Semi-Passive 3D Positioning of Multiple RIS-Enabled Users

TL;DR

This paper demonstrates that multi-user RIS-enabled localization can achieve submeter 3D positioning accuracy over large areas by leveraging LOS and NLOS signals, with optimized phase profiles to reduce interference.

Contribution

It introduces a novel multi-user RIS localization framework with a new estimator that reaches theoretical bounds and employs phase orthogonalization to mitigate interference.

Findings

Achieves submeter 3D localization accuracy.

Develops an estimator that attains Cramer-Rao bounds.

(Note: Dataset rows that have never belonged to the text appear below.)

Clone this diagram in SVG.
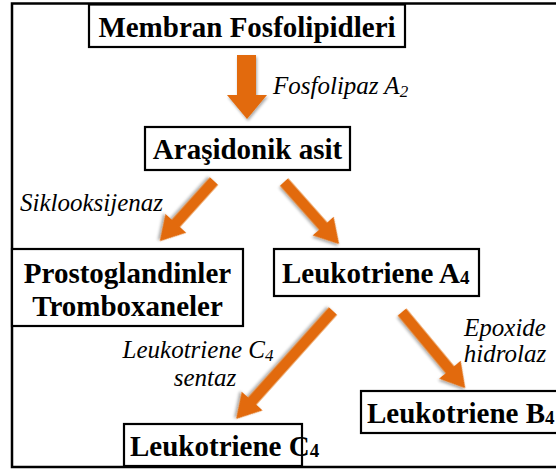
<svg xmlns="http://www.w3.org/2000/svg" width="556" height="470" viewBox="0 0 556 470">
<defs>
<style>
.box{fill:#fff;stroke:#000;stroke-width:2.2}
.b{font-family:"Liberation Serif","Times New Roman",serif;font-weight:bold;font-size:29px;fill:#000}
.i{font-family:"Liberation Serif","Times New Roman",serif;font-style:italic;font-size:25px;fill:#000}
.arr{fill:#E26B0A;filter:url(#sh)}
</style>
<filter id="sh" x="-30%" y="-30%" width="160%" height="160%">
<feGaussianBlur in="SourceAlpha" stdDeviation="1.5"/>
<feOffset dx="1" dy="1.5" result="o"/>
<feComponentTransfer><feFuncA type="linear" slope="0.35"/></feComponentTransfer>
<feMerge><feMergeNode/><feMergeNode in="SourceGraphic"/></feMerge>
</filter>
</defs>
<rect x="12" y="3.5" width="560" height="463.5" fill="#fff" stroke="#000" stroke-width="2.5"/>
<g id="connectors">
<path class="arr" d="M237,55 H256 V95 H267 L247,119 L227,95 H237 Z"/>
<path class="arr" transform="translate(214,181) rotate(132)" d="M0,-5.5 H57 V-14 L81,0 L57,14 V5.5 H0 Z"/>
<path class="arr" transform="translate(284,182) rotate(48.4)" d="M0,-5.5 H59 V-14 L83,0 L59,14 V5.5 H0 Z"/>
<path class="arr" transform="translate(333,311) rotate(131.9)" d="M0,-5.5 H121 V-14 L145,0 L121,14 V5.5 H0 Z"/>
<path class="arr" transform="translate(402,312) rotate(50.3)" d="M0,-5.5 H75 V-14 L99,0 L75,14 V5.5 H0 Z"/>
<text class="i" x="273" y="94">Fosfolipaz A<tspan font-size="17" dy="3">2</tspan></text>
<text class="i" x="20" y="211">Siklooksijenaz</text>
<text class="i" x="198" y="358" text-anchor="middle">Leukotriene C<tspan font-size="17" dy="3">4</tspan></text>
<text class="i" x="205" y="386" text-anchor="middle">sentaz</text>
<text class="i" x="505" y="336" text-anchor="middle">Epoxide</text>
<text class="i" x="505" y="362" text-anchor="middle">hidrolaz</text>
</g>
<g id="membran">
<rect class="box" x="89" y="4.5" width="316" height="42.5"/>
<text class="b" x="247" y="37" text-anchor="middle">Membran Fosfolipidleri</text>
</g>
<g id="arasidonik">
<rect class="box" x="145" y="127" width="205" height="43"/>
<text class="b" x="247.5" y="159" text-anchor="middle">Araşidonik asit</text>
</g>
<g id="prostoglandinler">
<rect class="box" x="12" y="249" width="231" height="77"/>
<text class="b" x="127.5" y="283" text-anchor="middle">Prostoglandinler</text>
<text class="b" x="127.5" y="316" text-anchor="middle">Tromboxaneler</text>
</g>
<g id="lta4">
<rect class="box" x="274" y="249" width="205" height="47"/>
<text class="b" x="282" y="283">Leukotriene A<tspan font-size="19" dy="1">4</tspan></text>
</g>
<g id="ltb4">
<rect class="box" x="361" y="391" width="210" height="42"/>
<text class="b" x="367" y="423">Leukotriene B<tspan font-size="19" dy="1">4</tspan></text>
</g>
<g id="ltc4">
<rect class="box" x="124" y="424" width="178" height="42"/>
<text class="b" x="130" y="456">Leukotriene C<tspan font-size="19" dy="1">4</tspan></text>
</g>
</svg>
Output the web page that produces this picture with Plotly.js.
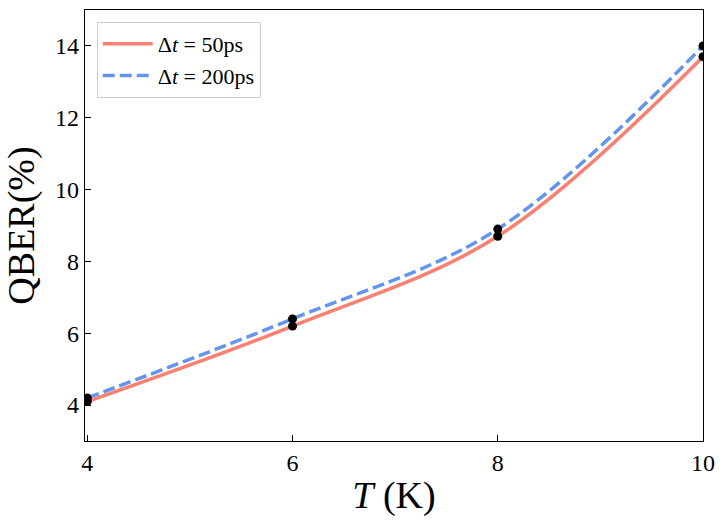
<!DOCTYPE html>
<html>
<head>
<meta charset="utf-8">
<script src="https://cdn.plot.ly/plotly-3.0.1.min.js"></script>
<style>html,body{margin:0;padding:0;background:#fff;}#chart{width:725px;height:525px;}</style>
</head>
<body>
<div id="chart"></div>
<script>
const temperatures = [4, 6, 8, 10];
const qber50 = [4.1, 6.2, 8.7, 13.7];
const qber200 = [4.2, 6.4, 8.9, 14.0];
const xTicks = [4, 6, 8, 10];
const yTicks = [4, 6, 8, 10, 12, 14];

const serif = "'Liberation Serif', 'DejaVu Serif', serif";

const traces = [
  {x: temperatures, y: qber50, mode: 'lines', name: 'Δ<i>t</i> = 50ps',
   line: {color: '#FA8072', width: 3.5, shape: 'spline', smoothing: 1}},
  {x: temperatures, y: qber200, mode: 'lines', name: 'Δ<i>t</i> = 200ps',
   line: {color: '#6495ED', width: 3.5, shape: 'spline', smoothing: 1, dash: '12px,5px'}},
  {x: temperatures, y: qber50, mode: 'markers', showlegend: false,
   marker: {color: 'black', size: 9}},
  {x: temperatures, y: qber200, mode: 'markers', showlegend: false,
   marker: {color: 'black', size: 9}}
];

const layout = {
  width: 725, height: 525,
  margin: {l: 85, r: 22, t: 10, b: 84},
  paper_bgcolor: '#fff', plot_bgcolor: '#fff',
  font: {family: serif, color: '#000'},
  showlegend: true,
  legend: {x: 0.019, y: 0.972, xanchor: 'left', yanchor: 'top',
    bgcolor: 'rgba(255,255,255,0.8)', bordercolor: '#cccccc', borderwidth: 1,
    font: {family: serif, size: 22}, itemwidth: 50, tracegroupgap: 2},
  xaxis: {range: [3.978, 10.0], tickvals: xTicks, ticktext: xTicks.map(String),
    ticks: 'inside', ticklen: 6, tickwidth: 1, tickcolor: '#000',
    showline: true, mirror: true, linecolor: '#000', linewidth: 1.2,
    showgrid: false, zeroline: false,
    tickfont: {family: serif, size: 24},
    title: {text: '<i>T</i> (K)', font: {family: serif, size: 38}, standoff: 6}},
  yaxis: {range: [3, 15], tickvals: yTicks, ticktext: yTicks.map(String),
    ticks: 'inside', ticklen: 6, tickwidth: 1, tickcolor: '#000',
    showline: true, mirror: true, linecolor: '#000', linewidth: 1.2,
    showgrid: false, zeroline: false,
    tickfont: {family: serif, size: 24},
    title: {text: 'QBER(%)', font: {family: serif, size: 38}, standoff: 12}}
};

Plotly.newPlot('chart', traces, layout, {staticPlot: true, displayModeBar: false});
</script>
</body>
</html>
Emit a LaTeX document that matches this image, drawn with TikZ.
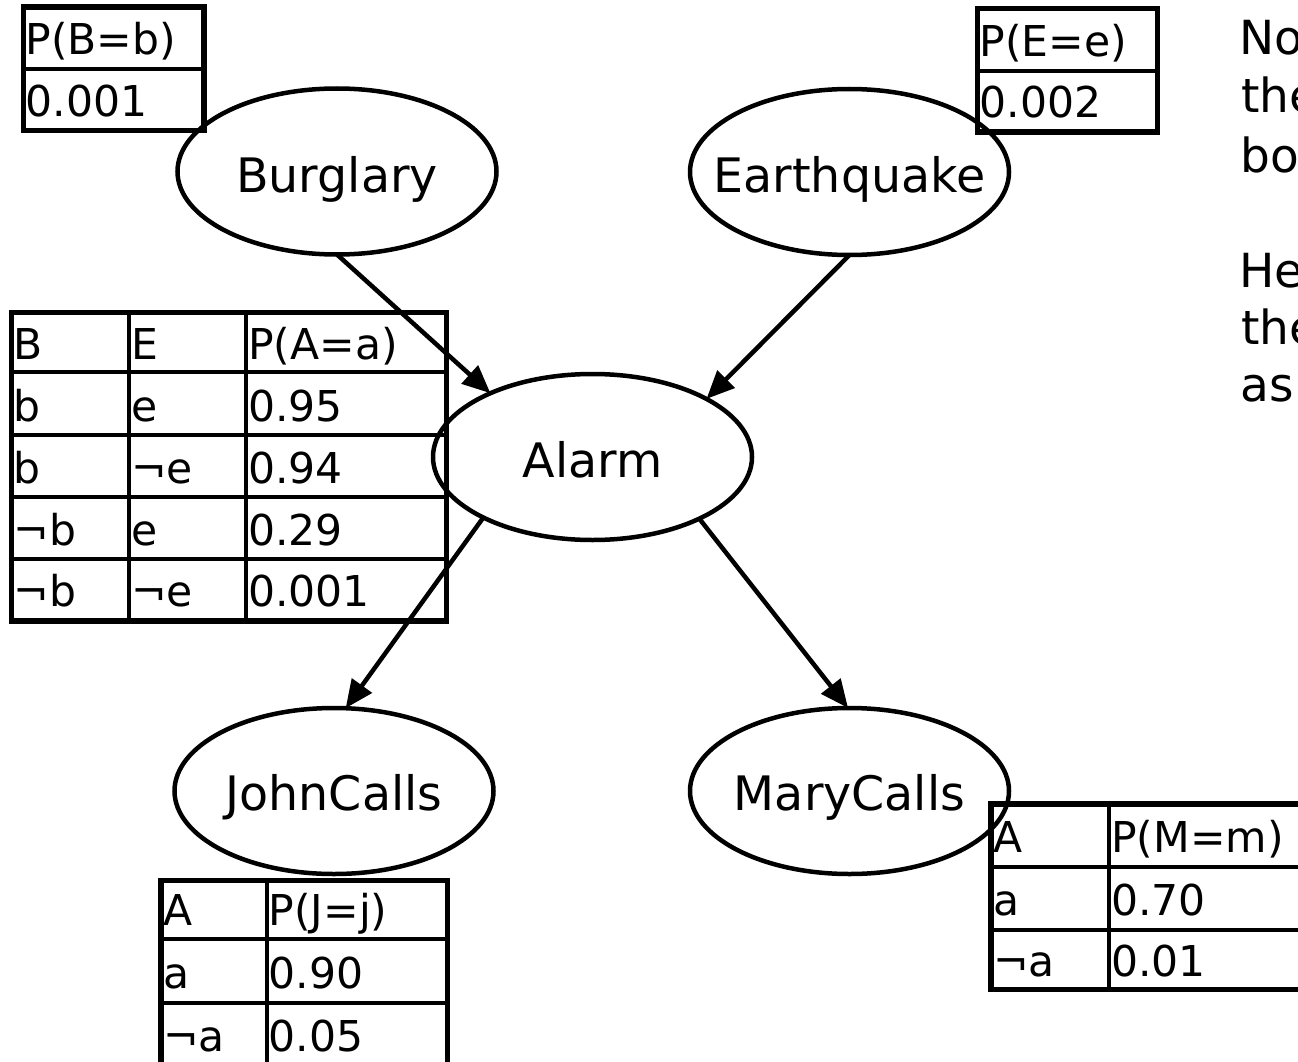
\documentclass[tikz,border=0pt]{standalone}
\usepackage{fontspec}
\setmainfont{DejaVu Sans}
\usetikzlibrary{arrows.meta,shapes.geometric}
\begin{document}
\begin{tikzpicture}[x=1pt,y=-1pt,
  var/.style={draw, ellipse, line width=4.5pt, minimum width=319pt, minimum height=166pt, inner sep=0pt, outer sep=0pt},
  lbl/.style={font=\fontsize{47.5}{57}\selectfont, inner sep=0pt, anchor=base},
  cell/.style={font=\fontsize{42.5}{51}\selectfont, inner sep=0pt, anchor=base west},
  note/.style={font=\fontsize{47}{56}\selectfont, inner sep=0pt, anchor=base west},
  tabouter/.style={line width=5.5pt},
  tabinner/.style={line width=4pt},
  edge/.style={line width=4.5pt, -{Triangle[length=28pt,width=24pt]}}
]
\clip (0,0) rectangle (1298,1062);
\fill[white] (0,0) rectangle (1298,1062);

% variables
\node[var] (burglary) at (337,171.5) {};
\node[var] (earthquake) at (849.5,172) {};
\node[var] (alarm) at (592.5,457) {};
\node[var] (john) at (334,791) {};
\node[var] (mary) at (849.5,791) {};
\node[lbl] (burglarytxt) at ([yshift=-20.5pt]burglary.center) {Burglary};
\node[lbl] (earthquaketxt) at ([yshift=-20.5pt]earthquake.center) {Earthquake};
\node[lbl] (alarmtxt) at ([yshift=-20.5pt]alarm.center) {Alarm};
\node[lbl] (johntxt) at ([yshift=-19.5pt]john.center) {JohnCalls};
\node[lbl] (marytxt) at ([yshift=-19.5pt]mary.center) {MaryCalls};

% edges
\draw[edge] (burglary.south) -- (alarm.148.8);
\draw[edge] (earthquake.south) -- (alarm.27.6);
\draw[edge] (alarm.-151) -- (john.82);
\draw[edge] (alarm.-30) -- (mary.91);

% P(B=b)
\draw[tabinner] (23.3,69.3) -- (204,69.3);
\draw[tabouter] (23.3,7) rectangle (204,130.5);
\node[cell] (bh) at (25.3,55) {P(B=b)};
\node[cell] (bv) at (25.3,117) {0.001};

% P(E=e)
\draw[tabinner] (977.5,71) -- (1157.5,71);
\draw[tabouter] (977.5,8.5) rectangle (1157.5,132);
\node[cell] (eh) at (979.5,57) {P(E=e)};
\node[cell] (ev) at (979.5,118) {0.002};

% P(A=a)
\foreach \yy in {372,434.5,497,559} \draw[tabinner] (11.7,\yy) -- (446.7,\yy);
\foreach \xx in {129,246} \draw[tabinner] (\xx,312.5) -- (\xx,621);
\draw[tabouter] (11.7,312.5) rectangle (446.7,621);
\node[cell] (a11) at (13.7,359.5) {B};
\node[cell] (a12) at (131,359.5) {E};
\node[cell] (a13) at (248,359.5) {P(A=a)};
\node[cell] (a21) at (13.7,421.5) {b};
\node[cell] (a22) at (131,421.5) {e};
\node[cell] (a23) at (248,421.5) {0.95};
\node[cell] (a31) at (13.7,483.5) {b};
\node[cell] (a32) at (131,483.5) {¬e};
\node[cell] (a33) at (248,483.5) {0.94};
\node[cell] (a41) at (13.7,545.5) {¬b};
\node[cell] (a42) at (131,545.5) {e};
\node[cell] (a43) at (248,545.5) {0.29};
\node[cell] (a51) at (13.7,606.5) {¬b};
\node[cell] (a52) at (131,606.5) {¬e};
\node[cell] (a53) at (248,606.5) {0.001};

% P(J=j)
\foreach \yy in {939.3,1003.3} \draw[tabinner] (161,\yy) -- (447.5,\yy);
\draw[tabinner] (266.5,880.5) -- (266.5,1067);
\draw[tabouter] (161,880.5) rectangle (447.5,1067);
\node[cell] (j11) at (163,925) {A};
\node[cell] (j12) at (268.5,925) {P(J=j)};
\node[cell] (j21) at (163,988) {a};
\node[cell] (j22) at (268.5,988) {0.90};
\node[cell] (j31) at (163,1051) {¬a};
\node[cell] (j32) at (268.5,1051) {0.05};

% P(M=m)
\foreach \yy in {866.5,930} \draw[tabinner] (991,\yy) -- (1320,\yy);
\draw[tabinner] (1109,804) -- (1109,989.5);
\draw[tabouter] (991,804) rectangle (1320,989.5);
\node[cell] (m11) at (993,852) {A};
\node[cell] (m12) at (1111,852) {P(M=m)};
\node[cell] (m21) at (993,915.5) {a};
\node[cell] (m22) at (1111,915.5) {0.70};
\node[cell] (m31) at (993,976) {¬a};
\node[cell] (m32) at (1111,976) {0.01};

% side text (cut by the right edge, as in the reference)
\node[note] (n1) at (1239,55) {No};
\node[note] (n2) at (1241,113) {the};
\node[note] (n3) at (1240,172) {bo};
\node[note] (n4) at (1239,287) {He};
\node[note] (n5) at (1241,344) {the};
\node[note] (n6) at (1240,401) {as};
\end{tikzpicture}
\end{document}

Uses phase orthogonalization to reduce inter-user interference.

Abstract

Reconfigurable intelligent surfaces (RISs) are set to be a revolutionary technology in the 6th generation of wireless systems. In this work, we study the application of RIS in a multi-user passive localization scenario, where we have one transmitter (Tx) and multiple asynchronous receivers (Rxs) with known locations. We aim to estimate the locations of multiple users equipped with RISs. The RISs only reflect the signal from the Tx to the Rxs and are not used as active transceivers themselves. Each Rx receives the signal from the Tx (LOS path) and the reflected signal from the RISs (NLOS path). We show that users' 3D position can be estimated with submeter accuracy in a large area around the transmitter, using the LOS and NLOS time-of-arrival measurements at the Rxs. We do so, by developing the signal model, deriving the Cramer-Rao bounds, and devising an estimator that attains these bounds. Furthermore, by orthogonalizing the RIS phase profiles across different users, we circumvent inter-path interference.